Deep fakery is not a brand-new phenomenon, of course, but as digital technology becomes more precise and more broadly available, the extremely dodgy practice is spreading. Despite nascent government regulations (which have triggered free speech and other concerns), it is being deployed politically, to make Joe Biden look frail or lascivious, for example; it is being employed in moviemaking, notably to make Robert De Niro’s face look younger in “The Irishman”; it is being used in pornography to attach a celebrity’s face onto that of a porn actor engaging in sexual activity. In “The Capture,” one of the key uses of fake video involves framing and convicting dangerous suspects, a “Minority Report”-like twist that raises even more moral questions, specifically about law enforcement.


Certainly politicians have been misrepresented before, thanks to devilishly clever editing and the removal of context.

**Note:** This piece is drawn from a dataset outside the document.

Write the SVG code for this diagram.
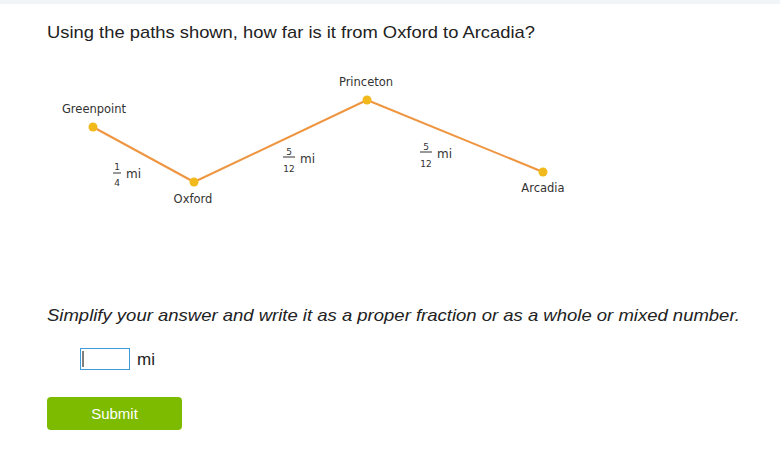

Reality TV has been misrepresenting “reality” for decades now, not just by editing and reordering footage but also by directing and manipulating cast members. But “The Capture” reminds us that now, one of our most historically dependable faculties — sight — has been rendered unreliable. We can no longer trust what we see by default, and not just when we’re reading silly tabloids. We need to verify, to check sources, to foster suspicion in our souls.


By the way, I hope I’m not making “The Capture” sound like a drab lecture in deepfakery or a lesson of any kind. It’s a fast-paced story that reminded me, in its propulsive energy, of the 2018 British thriller “Bodyguard” starring Richard Madden. The plot builds and its story lines intersect nicely, even if it could have been cut back an episode to be a little tighter. For a night or two of bingeing, you could do a lot worse.

Callum Turner — he was Frank Churchill in the recent “Emma” — stars as Afghanistan war veteran Shaun Emery, who at the opening of the series is acquitted of murdering a prisoner of war thanks to a technicality regarding the footage of the shooting. But after a night at a bar celebrating the victory, he is seen on CCTV at a bus stop kissing and then assaulting his lawyer, who is now missing. When Shaun sees the footage of him abusing the victim, he is upset and mystified and claims the scene never happened that way. He was at the bus stop, but he merely kissed her and said goodbye. That sets a much bigger story in motion, involving many levels of secrecy (and a few short appearances by Ron Perlman). Turner is gripping, as is Holliday Grainger as the detective who’s looking into Shaun’s murder case and beginning to detect irregularities.


Other series have dabbled in the deepfake theme, including “Madam Secretary.” But “The Capture” is the best scripted treatment of the topic I’ve seen, not least of all as it refuses to fall into the traditional police procedural dichotomy of right and wrong. Bad cops are using deepfakery in order to help convict bad guys, just as bad guys are using deepfakery to help convict good guys, leaving us to ponder more angles than you might expect going into the show. “The Capture” is frightening, a little brainy, and damning of those who refuse to recognize deepfakery for the crisis it has become.